If your tasks use any of the three DECforms exchange step types (SEND, RECEIVE, TRANSCEIVE), supply these presentation procedures:

• acmsdi_enable
  Write an acmsdi_enable routine to initialize structures that are used by a number of presentation procedures. The acmsdi_enable routine is invoked when a user calls a task that includes a DECforms form name that has not previously been referenced in a task. The acmsdi_enable service is called once for every user and form combination in a task, not for every iteration of the same task.
• acmsdi_disable
  Write the acmsdi_disable routine to clear structures used by the presentation procedures. The acmsdi_disable presentation procedure is invoked when the desktop code issues the acmsdi_sign_out call.

ACMS software expects specific return values from the presentation procedures. These values correspond to the DECforms forms or the TDMS request return values that the customer-written procedure server receives as if the exchange is actually handled by these forms products on the OpenVMS system. In writing presentation procedures, ensure that the values the desktop client program returns to the ACMS system are valid OpenVMS status values.

See Appendix B for more information on determining these status values.

4.7 Building and Debugging the Desktop Client Program

Compile and link the desktop client program as you would any program.

4.7.1 Linking the Desktop Client Program

Link the executable desktop client program with the debug qualifier initially to look for these problems:

• Errors in argument order, format, or content in your procedures or in the invocations of TP Desktop Connector client services
• Invalid return values in presentation procedures

Link the desktop client program with the following types of libraries:

• Application-specific library containing:
  • Object files of the presentation procedures and menu procedures in your desktop client program
  • Stub routines for presentation procedures and action routines that your desktop client program does not use (see Section 4.5.7)
  
  Use the library utility on your desktop system to create a runtime library from the .OBJ format files.
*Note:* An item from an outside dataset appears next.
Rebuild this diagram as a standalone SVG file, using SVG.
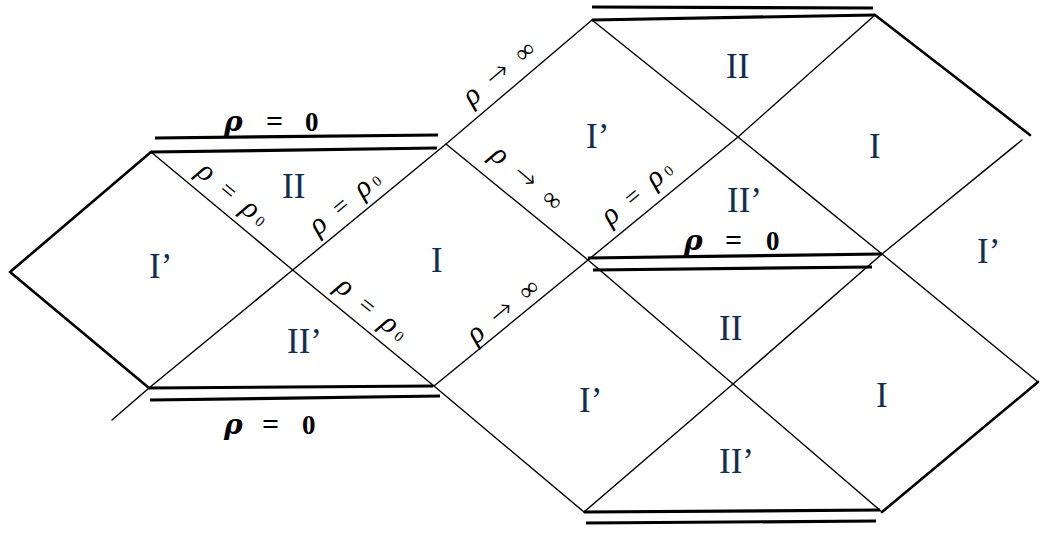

• Library that contains the TP Desktop Connector client services
  On DOS, select the large-memory model, acmsdil.lib, library.

  Note By default, all of the TP Desktop Connector client libraries are configured for DECnet. The automated postinstallation procedures (available for DOS and Microsoft Windows) configure these libraries for other transports for you. To use transports other than DECnet on other platforms, you need to configure the TP Desktop Connector library yourself. See Compaq TP Desktop Connector for ACMS Gateway Management Guide for more details.

• Network library that matches the memory-model library you compiled your program modules against
  For more information on network transports, see Compaq TP Desktop Connector for ACMS Gateway Management Guide.

• Language library or libraries
  Use either the C runtime library, the COBOL runtime library, or both, depending on which languages you use. These libraries are supplied with the compilers.

Example 4-11 shows the desktop client program client.obj being linked with the appropriate libraries on DOS:

• Application-specific library client.lib
• TP Desktop Connector large-memory model library acmsdil.lib
• DECnet-DOS Version 4 large-memory model library lnet4.lib
• C runtime large-memory model library llibce.lib

Example 4-11 Linking to the DOS TP Desktop Connector Client Services

C:\> link /STACK=n client,,,client.lib+acmsdil.lib+lnetv4.lib+llibce.lib C:\>

If the libraries do not reside in the current directory, set the LIB environment variable to include the directory, for example:

C:\> set lib=c:\msvc\include;c:\acmsdi

The /STACK qualifier defines the desired stack size (1000 bytes plus whatever is required by your application).

After generating the executable file, run it as you would run any DOS program.

After you test your presentation code, relink it without the debug qualifier. See Compaq TP Desktop Connector for ACMS Gateway Management Guide for a description of how to manage the application after testing it.